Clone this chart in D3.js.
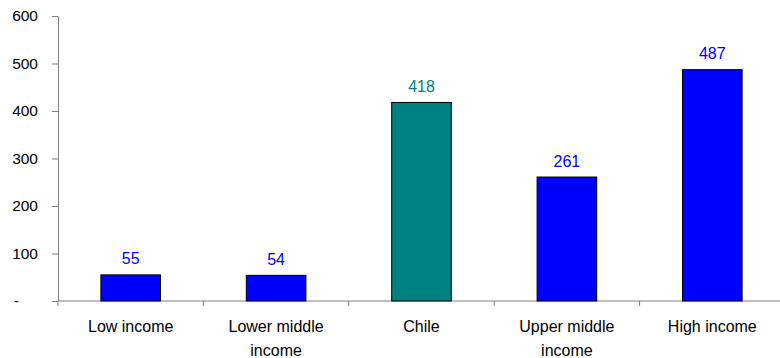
<!DOCTYPE html>
<html>
<head>
<meta charset="utf-8">
<script src="https://cdn.jsdelivr.net/npm/d3@7"></script>
<style>
  html, body { margin: 0; padding: 0; background: #fff; }
  svg text { font-family: "Liberation Sans", Arial, sans-serif; }
</style>
</head>
<body>
<svg id="chart" width="780" height="358"></svg>
<script>
// Income-group comparison
const categories = [["Low income"], ["Lower middle", "income"], ["Chile"], ["Upper middle", "income"], ["High income"]];
const values = [55, 54, 418, 261, 487];
const barColors = ["#0000FF", "#0000FF", "#008080", "#0000FF", "#0000FF"];
const yTicks = [0, 100, 200, 300, 400, 500, 600];
const yTickLabels = ["-", "100", "200", "300", "400", "500", "600"];

(function () {
  const svg = d3.select("#chart");
  const plotLeft = 58, plotRight = 785, plotTop = 16, plotBottom = 301;
  const fontSize = 15.5;

  const x = d3.scaleBand().domain(d3.range(values.length)).range([plotLeft, plotRight]).paddingInner(0.59).paddingOuter(0.295);
  const xOuter = d3.scaleBand().domain(d3.range(values.length)).range([plotLeft, plotRight]);
  const y = d3.scaleLinear().domain([0, 600]).range([plotBottom, plotTop]);

  const axisColor = "#808080";

  // Y axis
  const yAxis = svg.append("g").attr("transform", `translate(${plotLeft},0)`)
    .call(d3.axisLeft(y).tickValues(yTicks).tickFormat((d, i) => yTickLabels[i]).tickSize(6).tickSizeOuter(0));
  yAxis.select(".domain").attr("stroke", axisColor);
  yAxis.selectAll(".tick line").attr("stroke", axisColor);
  yAxis.selectAll(".tick text")
    .attr("x", d => d === 0 ? -39 : -20)
    .attr("font-size", fontSize).attr("fill", "#000")
    .attr("font-family", "Liberation Sans, Arial, sans-serif");

  // X baseline with category boundary ticks
  svg.append("line").attr("x1", plotLeft).attr("x2", 780).attr("y1", plotBottom).attr("y2", plotBottom)
    .attr("stroke", axisColor);
  const bounds = d3.range(values.length + 1).map(i => i < values.length ? xOuter(i) : plotRight);
  svg.append("g").selectAll("line").data(bounds).join("line")
    .attr("x1", d => d).attr("x2", d => d).attr("y1", plotBottom).attr("y2", plotBottom + 5)
    .attr("stroke", axisColor);

  // Bars
  svg.append("g").selectAll("rect").data(values).join("rect")
    .attr("x", (d, i) => x(i))
    .attr("width", x.bandwidth())
    .attr("y", d => y(d))
    .attr("height", d => y(0) - y(d))
    .attr("fill", (d, i) => barColors[i])
    .attr("stroke", "#000").attr("stroke-width", 1);

  // Value labels
  svg.append("g").selectAll("text").data(values).join("text")
    .attr("x", (d, i) => x(i) + x.bandwidth() / 2)
    .attr("y", d => y(d) - 10.5)
    .attr("text-anchor", "middle")
    .attr("font-size", 16)
    .attr("fill", (d, i) => barColors[i])
    .text(d => d);

  // Category labels
  const cat = svg.append("g").selectAll("text").data(categories).join("text")
    .attr("x", (d, i) => xOuter(i) + xOuter.bandwidth() / 2)
    .attr("y", 332)
    .attr("text-anchor", "middle")
    .attr("font-size", 16)
    .attr("fill", "#000");
  cat.each(function (lines) {
    const t = d3.select(this);
    lines.forEach((ln, j) => {
      t.append("tspan").attr("x", t.attr("x")).attr("dy", j === 0 ? 0 : 23.5).text(ln);
    });
  });
})();
</script>
</body>
</html>
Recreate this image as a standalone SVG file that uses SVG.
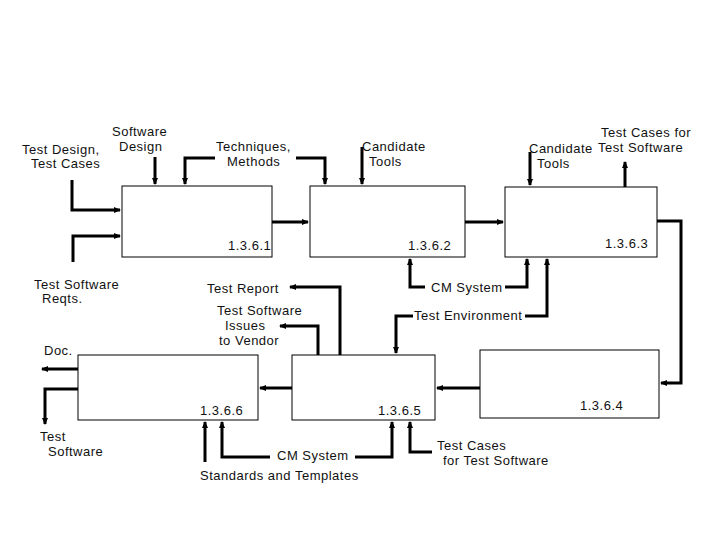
<svg xmlns="http://www.w3.org/2000/svg" width="720" height="540" viewBox="0 0 720 540">
<defs>
<marker id="a" markerWidth="8" markerHeight="8" refX="6" refY="4" orient="auto" markerUnits="userSpaceOnUse"><path d="M0,1 L7,4 L0,7 z" fill="#000"/></marker>
</defs>
<style>
text{font-family:"Liberation Sans",Arial,sans-serif;font-size:13px;fill:#111;letter-spacing:0.5px}
.b{fill:#fff;stroke:#000;stroke-width:1}
.c{fill:none;stroke:#000;stroke-width:3}
.c path{marker-end:url(#a)}
</style>
<rect width="720" height="540" fill="#fff"/>
<g id="n1"><rect class="b" x="122" y="186" width="150" height="71"/><text x="228" y="250">1.3.6.1</text></g>
<g id="n2"><rect class="b" x="310" y="186" width="155" height="71"/><text x="408" y="250">1.3.6.2</text></g>
<g id="n3"><rect class="b" x="505" y="187" width="152" height="70"/><text x="605" y="248">1.3.6.3</text></g>
<g id="n4"><rect class="b" x="480" y="350" width="179" height="68"/><text x="580" y="410">1.3.6.4</text></g>
<g id="n5"><rect class="b" x="292" y="355" width="143" height="65"/><text x="378" y="415">1.3.6.5</text></g>
<g id="n6"><rect class="b" x="78" y="355" width="180" height="65"/><text x="200" y="415">1.3.6.6</text></g>
<g id="labels">
<text x="22" y="154">Test Design,</text><text x="31" y="168">Test Cases</text>
<text x="112" y="136">Software</text><text x="119" y="151">Design</text>
<text x="216" y="151">Techniques,</text><text x="227" y="166">Methods</text>
<text x="362" y="151">Candidate</text><text x="369" y="166">Tools</text>
<text x="529" y="153">Candidate</text><text x="537" y="168">Tools</text>
<text x="601" y="137">Test Cases for</text><text x="598" y="152">Test Software</text>
<text x="34" y="289">Test Software</text><text x="42" y="303">Reqts.</text>
<text x="207" y="293">Test Report</text>
<text x="217" y="315">Test Software</text><text x="225" y="330">Issues</text><text x="219" y="345">to Vendor</text>
<text x="431" y="292">CM System</text>
<text x="414" y="320">Test Environment</text>
<text x="44" y="355">Doc.</text>
<text x="40" y="441">Test</text><text x="48" y="456">Software</text>
<text x="277" y="460">CM System</text>
<text x="200" y="480">Standards and Templates</text>
<text x="437" y="450">Test Cases</text><text x="443" y="465">for Test Software</text>
</g>
<g id="connectors" class="c">
<path d="M72,180 V210 H120"/>
<path d="M73,262 V236 H120"/>
<path d="M155,157 V184"/>
<path d="M215,158 H185 V184"/>
<path d="M296,158 H325 V184"/>
<path d="M272,222 H308"/>
<path d="M362,147 V184"/>
<path d="M465,222 H503"/>
<path d="M530,152 V185"/>
<path d="M625,187 V162"/>
<path d="M657,221 H681 V383 H661"/>
<path d="M425,287 H410 V259"/>
<path d="M505,287 H527 V259"/>
<path d="M525,316 H547 V259"/>
<path d="M413,316 H396 V353"/>
<path d="M480,388 H437"/>
<path d="M292,388 H260"/>
<path d="M340,355 V287 H290"/>
<path d="M318,355 V326 H280"/>
<path d="M78,369 H42"/>
<path d="M78,389 H45 V424"/>
<path d="M205,462 V422"/>
<path d="M270,457 H222 V422"/>
<path d="M355,457 H392 V422"/>
<path d="M432,452 H410 V422"/>
</g>
</svg>
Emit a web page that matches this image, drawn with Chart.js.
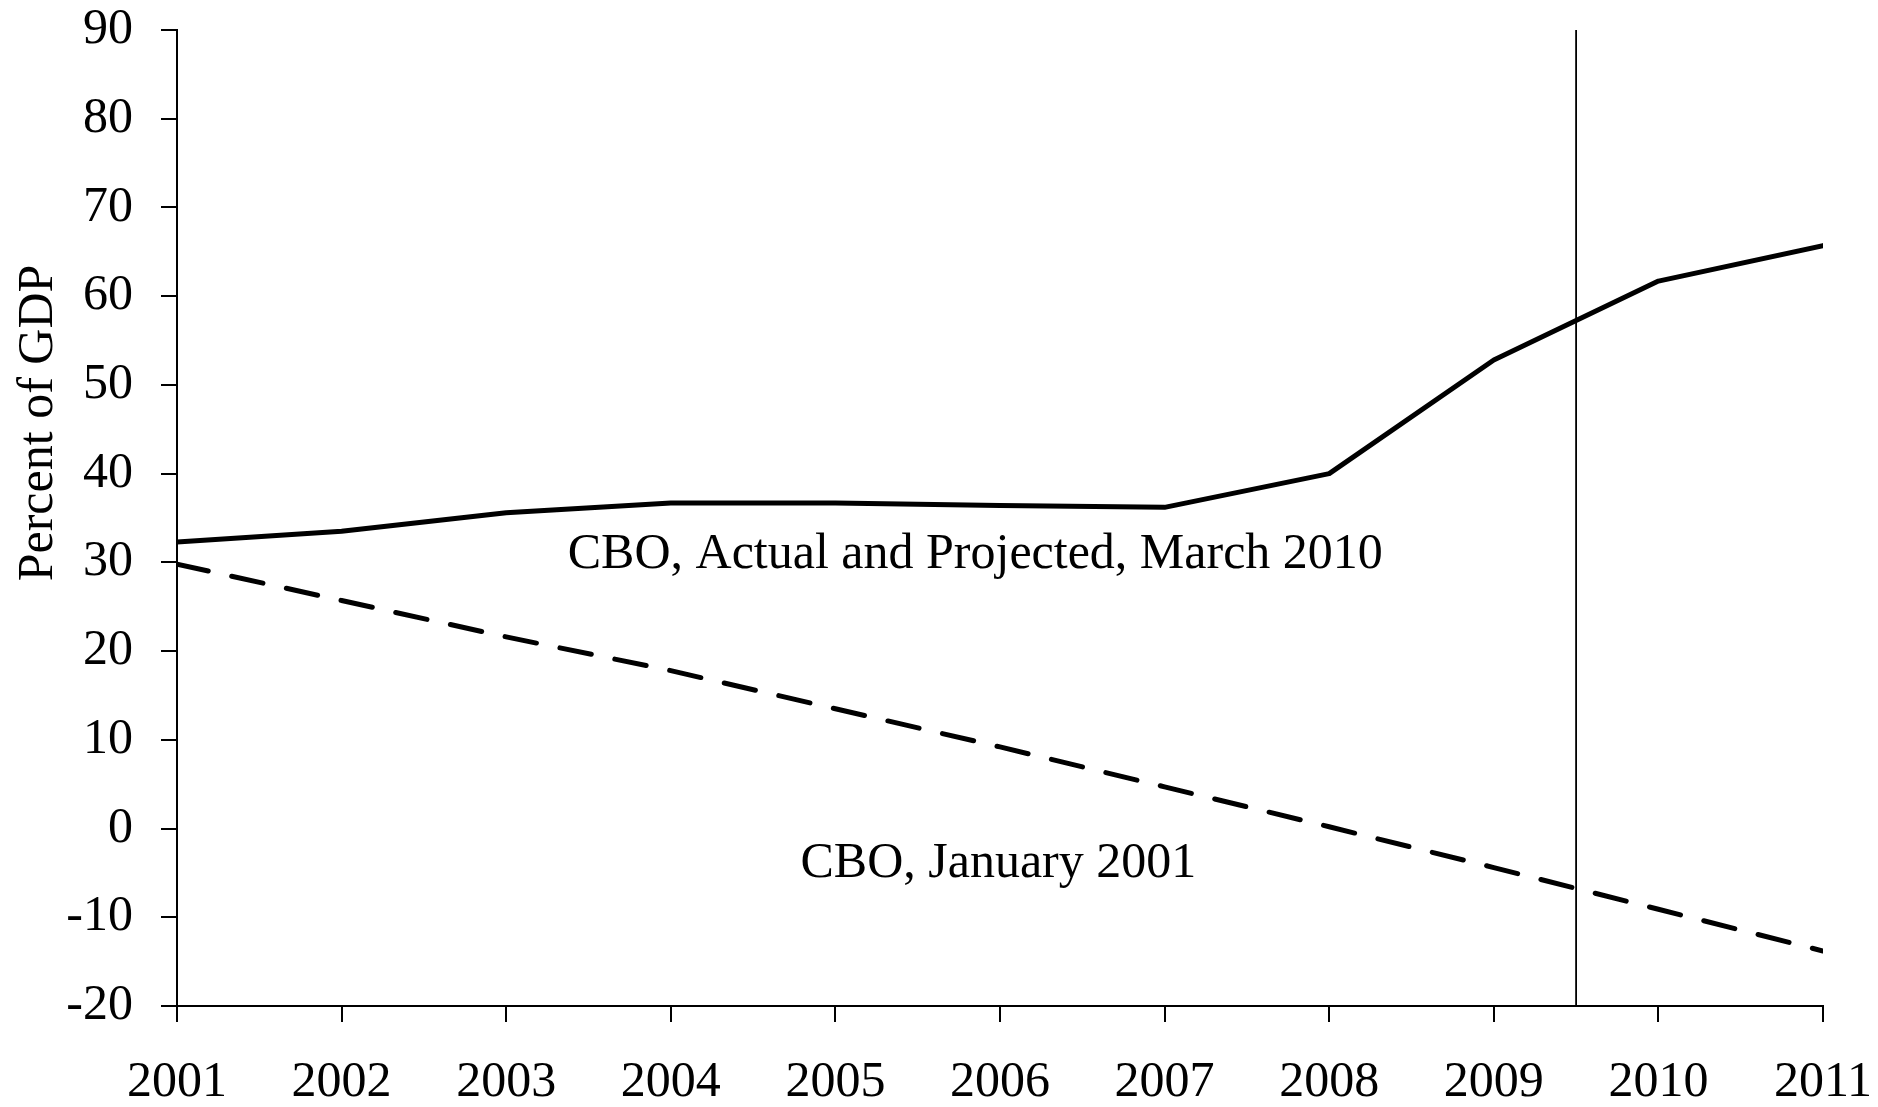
<!DOCTYPE html>
<html>
<head>
<meta charset="utf-8">
<script src="https://cdn.jsdelivr.net/npm/chart.js@4/dist/chart.umd.min.js"></script>
<style>
  html, body { margin: 0; padding: 0; background: #fff; }
  #wrap { position: relative; width: 1878px; height: 1107px; }
</style>
</head>
<body>
<div id="wrap"><canvas id="chart"></canvas></div>
<script>
// years on the x axis
const years = [2001, 2002, 2003, 2004, 2005, 2006, 2007, 2008, 2009, 2010, 2011];
// CBO, Actual and Projected, March 2010 (percent of GDP)
const actualMarch2010 = [32.3, 33.5, 35.6, 36.7, 36.7, 36.4, 36.2, 40.0, 52.8, 61.7, 65.7];
// CBO, January 2001 projection
const projJan2001 = [29.8, 25.7, 21.6, 17.8, 13.5, 9.2, 4.7, 0.2, -4.4, -9.1, -13.8];
// divider between actual and projected
const dividerYear = 2009.5;
const yTicks = { min: -20, max: 90, step: 10 };

const serif = "'Liberation Serif', 'Times New Roman', serif";

// free text: axis title and series labels
const textPlugin = {
  id: 'textPlugin',
  afterDraw(chart) {
    const { ctx, scales: { x, y } } = chart;
    ctx.save();
    ctx.fillStyle = '#000';
    ctx.font = '50px ' + serif;
    ctx.textAlign = 'center';
    ctx.textBaseline = 'alphabetic';
    ctx.fillText('CBO, Actual and Projected, March 2010', x.getPixelForValue(2005.85), y.getPixelForValue(29.4));
    ctx.fillText('CBO, January 2001', x.getPixelForValue(2005.99), y.getPixelForValue(-5.5));
    // y axis title
    ctx.translate(52, 423);
    ctx.rotate(-Math.PI / 2);
    ctx.fillText('Percent of GDP', 0, 0);
    ctx.restore();
  }
};

const ctx = document.getElementById('chart').getContext('2d');
new Chart(ctx, {
  type: 'line',
  data: {
    datasets: [
      {
        label: 'CBO, Actual and Projected, March 2010',
        data: years.map((yr, i) => ({ x: yr, y: actualMarch2010[i] })),
        borderColor: '#000',
        borderWidth: 5,
        borderCapStyle: 'round',
        borderJoinStyle: 'round',
        pointRadius: 0,
        fill: false,
        tension: 0,
      },
      {
        label: 'CBO, January 2001',
        data: years.map((yr, i) => ({ x: yr, y: projJan2001[i] })),
        borderColor: '#000',
        borderWidth: 5,
        borderDash: [32, 24],
        borderCapStyle: 'round',
        pointRadius: 0,
        fill: false,
        tension: 0,
      },
      {
        label: 'divider',
        data: [{ x: dividerYear, y: yTicks.max }, { x: dividerYear, y: yTicks.min }],
        borderColor: '#000',
        borderWidth: 1.8,
        pointRadius: 0,
        fill: false,
      },
    ],
  },
  options: {
    responsive: true,
    maintainAspectRatio: false,
    animation: false,
    layout: { padding: { top: 30, right: 55, left: 0, bottom: 0 } },
    scales: {
      x: {
        type: 'linear',
        min: years[0],
        max: years[years.length - 1],
        afterFit: (s) => { s.height = 101; s.paddingLeft = 0; s.paddingRight = 0; },
        border: { display: true, color: '#000', width: 2 },
        grid: { drawOnChartArea: false, drawTicks: true, tickLength: 16, color: '#000', lineWidth: 2 },
        ticks: {
          stepSize: 1,
          autoSkip: false,
          maxRotation: 0,
          padding: 31,
          color: '#000',
          font: { family: serif, size: 50 },
          callback: (v) => String(v),
        },
      },
      y: {
        min: yTicks.min,
        max: yTicks.max,
        afterFit: (s) => { s.width = 177; s.paddingTop = 0; s.paddingBottom = 0; },
        border: { display: true, color: '#000', width: 2 },
        grid: { drawOnChartArea: false, drawTicks: true, tickLength: 16, color: '#000', lineWidth: 2 },
        ticks: {
          stepSize: yTicks.step,
          padding: 28,
          color: '#000',
          font: { family: serif, size: 50 },
        },
      },
    },
    plugins: {
      legend: { display: false },
      tooltip: { enabled: false },
    },
  },
  plugins: [textPlugin],
});
</script>
</body>
</html>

→ **PROBLEM DESCRIPTION**:
Restate exactly, please, only the lines between the start of the data and the line containing "const fontSize = 15.5;", both ends included, skipping the pictures.

→ **WRITTEN ANSWER**:
Clone this chart in D3.js.
<!DOCTYPE html>
<html>
<head>
<meta charset="utf-8">
<script src="https://cdn.jsdelivr.net/npm/d3@7"></script>
<style>
  html, body { margin: 0; padding: 0; background: #fff; }
  svg text { font-family: "Liberation Sans", Arial, sans-serif; }
</style>
</head>
<body>
<svg id="chart" width="780" height="358"></svg>
<script>
// Income-group comparison
const categories = [["Low income"], ["Lower middle", "income"], ["Chile"], ["Upper middle", "income"], ["High income"]];
const values = [55, 54, 418, 261, 487];
const barColors = ["#0000FF", "#0000FF", "#008080", "#0000FF", "#0000FF"];
const yTicks = [0, 100, 200, 300, 400, 500, 600];
const yTickLabels = ["-", "100", "200", "300", "400", "500", "600"];

(function () {
  const svg = d3.select("#chart");
  const plotLeft = 58, plotRight = 785, plotTop = 16, plotBottom = 301;
  const fontSize = 15.5;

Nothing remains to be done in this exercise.